Repeat the listing below in full, exactly as it stands.

◆ ◆ ◆ ◆ ◆

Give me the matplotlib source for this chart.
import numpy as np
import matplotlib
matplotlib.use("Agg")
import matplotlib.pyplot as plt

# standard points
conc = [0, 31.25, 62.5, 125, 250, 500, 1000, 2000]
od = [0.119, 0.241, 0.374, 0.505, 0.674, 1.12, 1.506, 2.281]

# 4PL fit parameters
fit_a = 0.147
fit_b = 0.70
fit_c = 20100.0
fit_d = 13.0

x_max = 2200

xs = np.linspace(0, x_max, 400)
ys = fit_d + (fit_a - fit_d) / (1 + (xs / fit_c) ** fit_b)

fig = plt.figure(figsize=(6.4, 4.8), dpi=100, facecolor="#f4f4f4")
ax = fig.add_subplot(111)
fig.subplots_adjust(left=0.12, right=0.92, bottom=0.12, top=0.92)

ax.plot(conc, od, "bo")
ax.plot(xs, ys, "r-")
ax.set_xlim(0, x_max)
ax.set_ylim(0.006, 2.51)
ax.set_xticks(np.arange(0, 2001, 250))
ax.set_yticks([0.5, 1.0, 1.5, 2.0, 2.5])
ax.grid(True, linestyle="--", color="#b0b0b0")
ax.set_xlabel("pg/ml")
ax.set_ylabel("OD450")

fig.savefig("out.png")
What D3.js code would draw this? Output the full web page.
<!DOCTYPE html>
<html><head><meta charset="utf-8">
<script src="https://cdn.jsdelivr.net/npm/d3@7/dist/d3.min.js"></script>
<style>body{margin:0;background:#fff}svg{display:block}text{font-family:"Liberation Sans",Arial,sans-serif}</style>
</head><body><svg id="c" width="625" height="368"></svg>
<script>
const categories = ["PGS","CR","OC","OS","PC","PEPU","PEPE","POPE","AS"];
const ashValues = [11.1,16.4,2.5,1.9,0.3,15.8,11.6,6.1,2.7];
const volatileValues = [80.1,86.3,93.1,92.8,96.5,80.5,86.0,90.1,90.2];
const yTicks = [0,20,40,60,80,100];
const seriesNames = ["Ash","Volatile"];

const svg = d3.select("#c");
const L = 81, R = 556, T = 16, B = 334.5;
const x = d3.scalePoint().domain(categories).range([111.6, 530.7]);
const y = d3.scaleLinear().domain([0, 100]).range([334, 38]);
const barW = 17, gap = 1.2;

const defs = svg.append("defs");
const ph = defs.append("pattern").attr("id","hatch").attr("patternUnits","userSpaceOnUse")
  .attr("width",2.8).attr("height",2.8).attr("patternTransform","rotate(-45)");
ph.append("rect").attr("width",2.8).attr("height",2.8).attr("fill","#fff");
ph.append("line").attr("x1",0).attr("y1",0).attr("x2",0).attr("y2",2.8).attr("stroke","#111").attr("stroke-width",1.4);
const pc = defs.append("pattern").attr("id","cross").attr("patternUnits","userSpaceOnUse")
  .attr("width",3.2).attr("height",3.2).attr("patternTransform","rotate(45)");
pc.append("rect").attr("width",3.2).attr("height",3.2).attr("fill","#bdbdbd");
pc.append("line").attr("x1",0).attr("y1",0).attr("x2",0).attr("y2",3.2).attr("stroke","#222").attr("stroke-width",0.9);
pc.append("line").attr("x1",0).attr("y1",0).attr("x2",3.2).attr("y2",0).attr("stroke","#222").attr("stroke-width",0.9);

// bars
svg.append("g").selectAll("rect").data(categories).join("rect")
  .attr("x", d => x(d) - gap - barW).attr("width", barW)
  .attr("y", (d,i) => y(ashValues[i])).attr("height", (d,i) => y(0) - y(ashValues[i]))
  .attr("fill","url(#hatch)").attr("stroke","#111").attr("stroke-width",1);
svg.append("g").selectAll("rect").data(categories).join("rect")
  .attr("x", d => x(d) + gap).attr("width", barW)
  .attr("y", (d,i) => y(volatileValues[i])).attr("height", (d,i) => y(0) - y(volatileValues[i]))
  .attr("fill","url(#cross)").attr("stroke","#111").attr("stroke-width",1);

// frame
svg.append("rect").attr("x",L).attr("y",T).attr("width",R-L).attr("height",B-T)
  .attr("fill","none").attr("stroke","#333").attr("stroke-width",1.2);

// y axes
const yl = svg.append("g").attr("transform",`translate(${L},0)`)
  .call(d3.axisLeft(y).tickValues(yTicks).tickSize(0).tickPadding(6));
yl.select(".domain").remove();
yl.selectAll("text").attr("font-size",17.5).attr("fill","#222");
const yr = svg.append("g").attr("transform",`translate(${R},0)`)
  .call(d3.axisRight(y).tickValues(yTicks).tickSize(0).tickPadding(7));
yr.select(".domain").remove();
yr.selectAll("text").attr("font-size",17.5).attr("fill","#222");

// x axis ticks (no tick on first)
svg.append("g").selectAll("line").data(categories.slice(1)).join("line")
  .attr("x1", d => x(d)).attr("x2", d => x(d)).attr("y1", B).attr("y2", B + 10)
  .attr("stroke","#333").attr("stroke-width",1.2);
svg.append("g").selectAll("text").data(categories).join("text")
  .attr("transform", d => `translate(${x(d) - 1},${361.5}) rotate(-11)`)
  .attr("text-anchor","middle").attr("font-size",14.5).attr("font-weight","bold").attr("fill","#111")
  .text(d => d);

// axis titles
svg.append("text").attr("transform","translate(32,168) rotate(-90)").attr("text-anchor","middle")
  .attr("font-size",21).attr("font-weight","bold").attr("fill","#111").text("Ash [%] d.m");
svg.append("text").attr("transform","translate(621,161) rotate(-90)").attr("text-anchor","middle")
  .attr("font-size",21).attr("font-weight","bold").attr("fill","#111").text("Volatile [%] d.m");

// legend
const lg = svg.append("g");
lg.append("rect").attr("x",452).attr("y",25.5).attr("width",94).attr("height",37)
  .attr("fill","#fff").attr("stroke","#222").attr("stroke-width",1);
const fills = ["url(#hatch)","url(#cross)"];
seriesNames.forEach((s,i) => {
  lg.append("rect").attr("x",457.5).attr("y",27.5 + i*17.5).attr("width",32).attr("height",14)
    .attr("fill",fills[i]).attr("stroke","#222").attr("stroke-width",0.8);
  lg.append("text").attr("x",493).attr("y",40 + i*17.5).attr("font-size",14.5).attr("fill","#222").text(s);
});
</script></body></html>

◆ ◆ ◆ ◆ ◆

● REPLY:
Give me the matplotlib source for this chart.
import numpy as np
import matplotlib
matplotlib.use("Agg")
import matplotlib.pyplot as plt

# standard points
conc = [0, 31.25, 62.5, 125, 250, 500, 1000, 2000]
od = [0.119, 0.241, 0.374, 0.505, 0.674, 1.12, 1.506, 2.281]

# 4PL fit parameters
fit_a = 0.147
fit_b = 0.70
fit_c = 20100.0
fit_d = 13.0

x_max = 2200

xs = np.linspace(0, x_max, 400)
ys = fit_d + (fit_a - fit_d) / (1 + (xs / fit_c) ** fit_b)

fig = plt.figure(figsize=(6.4, 4.8), dpi=100, facecolor="#f4f4f4")
ax = fig.add_subplot(111)
fig.subplots_adjust(left=0.12, right=0.92, bottom=0.12, top=0.92)

ax.plot(conc, od, "bo")
ax.plot(xs, ys, "r-")
ax.set_xlim(0, x_max)
ax.set_ylim(0.006, 2.51)
ax.set_xticks(np.arange(0, 2001, 250))
ax.set_yticks([0.5, 1.0, 1.5, 2.0, 2.5])
ax.grid(True, linestyle="--", color="#b0b0b0")
ax.set_xlabel("pg/ml")
ax.set_ylabel("OD450")

fig.savefig("out.png")
What D3.js code would draw this? Output the full web page.
<!DOCTYPE html>
<html><head><meta charset="utf-8">
<script src="https://cdn.jsdelivr.net/npm/d3@7/dist/d3.min.js"></script>
<style>body{margin:0;background:#fff}svg{display:block}text{font-family:"Liberation Sans",Arial,sans-serif}</style>
</head><body><svg id="c" width="625" height="368"></svg>
<script>
const categories = ["PGS","CR","OC","OS","PC","PEPU","PEPE","POPE","AS"];
const ashValues = [11.1,16.4,2.5,1.9,0.3,15.8,11.6,6.1,2.7];
const volatileValues = [80.1,86.3,93.1,92.8,96.5,80.5,86.0,90.1,90.2];
const yTicks = [0,20,40,60,80,100];
const seriesNames = ["Ash","Volatile"];

const svg = d3.select("#c");
const L = 81, R = 556, T = 16, B = 334.5;
const x = d3.scalePoint().domain(categories).range([111.6, 530.7]);
const y = d3.scaleLinear().domain([0, 100]).range([334, 38]);
const barW = 17, gap = 1.2;

const defs = svg.append("defs");
const ph = defs.append("pattern").attr("id","hatch").attr("patternUnits","userSpaceOnUse")
  .attr("width",2.8).attr("height",2.8).attr("patternTransform","rotate(-45)");
ph.append("rect").attr("width",2.8).attr("height",2.8).attr("fill","#fff");
ph.append("line").attr("x1",0).attr("y1",0).attr("x2",0).attr("y2",2.8).attr("stroke","#111").attr("stroke-width",1.4);
const pc = defs.append("pattern").attr("id","cross").attr("patternUnits","userSpaceOnUse")
  .attr("width",3.2).attr("height",3.2).attr("patternTransform","rotate(45)");
pc.append("rect").attr("width",3.2).attr("height",3.2).attr("fill","#bdbdbd");
pc.append("line").attr("x1",0).attr("y1",0).attr("x2",0).attr("y2",3.2).attr("stroke","#222").attr("stroke-width",0.9);
pc.append("line").attr("x1",0).attr("y1",0).attr("x2",3.2).attr("y2",0).attr("stroke","#222").attr("stroke-width",0.9);

// bars
svg.append("g").selectAll("rect").data(categories).join("rect")
  .attr("x", d => x(d) - gap - barW).attr("width", barW)
  .attr("y", (d,i) => y(ashValues[i])).attr("height", (d,i) => y(0) - y(ashValues[i]))
  .attr("fill","url(#hatch)").attr("stroke","#111").attr("stroke-width",1);
svg.append("g").selectAll("rect").data(categories).join("rect")
  .attr("x", d => x(d) + gap).attr("width", barW)
  .attr("y", (d,i) => y(volatileValues[i])).attr("height", (d,i) => y(0) - y(volatileValues[i]))
  .attr("fill","url(#cross)").attr("stroke","#111").attr("stroke-width",1);

// frame
svg.append("rect").attr("x",L).attr("y",T).attr("width",R-L).attr("height",B-T)
  .attr("fill","none").attr("stroke","#333").attr("stroke-width",1.2);

// y axes
const yl = svg.append("g").attr("transform",`translate(${L},0)`)
  .call(d3.axisLeft(y).tickValues(yTicks).tickSize(0).tickPadding(6));
yl.select(".domain").remove();
yl.selectAll("text").attr("font-size",17.5).attr("fill","#222");
const yr = svg.append("g").attr("transform",`translate(${R},0)`)
  .call(d3.axisRight(y).tickValues(yTicks).tickSize(0).tickPadding(7));
yr.select(".domain").remove();
yr.selectAll("text").attr("font-size",17.5).attr("fill","#222");

// x axis ticks (no tick on first)
svg.append("g").selectAll("line").data(categories.slice(1)).join("line")
  .attr("x1", d => x(d)).attr("x2", d => x(d)).attr("y1", B).attr("y2", B + 10)
  .attr("stroke","#333").attr("stroke-width",1.2);
svg.append("g").selectAll("text").data(categories).join("text")
  .attr("transform", d => `translate(${x(d) - 1},${361.5}) rotate(-11)`)
  .attr("text-anchor","middle").attr("font-size",14.5).attr("font-weight","bold").attr("fill","#111")
  .text(d => d);

// axis titles
svg.append("text").attr("transform","translate(32,168) rotate(-90)").attr("text-anchor","middle")
  .attr("font-size",21).attr("font-weight","bold").attr("fill","#111").text("Ash [%] d.m");
svg.append("text").attr("transform","translate(621,161) rotate(-90)").attr("text-anchor","middle")
  .attr("font-size",21).attr("font-weight","bold").attr("fill","#111").text("Volatile [%] d.m");

// legend
const lg = svg.append("g");
lg.append("rect").attr("x",452).attr("y",25.5).attr("width",94).attr("height",37)
  .attr("fill","#fff").attr("stroke","#222").attr("stroke-width",1);
const fills = ["url(#hatch)","url(#cross)"];
seriesNames.forEach((s,i) => {
  lg.append("rect").attr("x",457.5).attr("y",27.5 + i*17.5).attr("width",32).attr("height",14)
    .attr("fill",fills[i]).attr("stroke","#222").attr("stroke-width",0.8);
  lg.append("text").attr("x",493).attr("y",40 + i*17.5).attr("font-size",14.5).attr("fill","#222").text(s);
});
</script></body></html>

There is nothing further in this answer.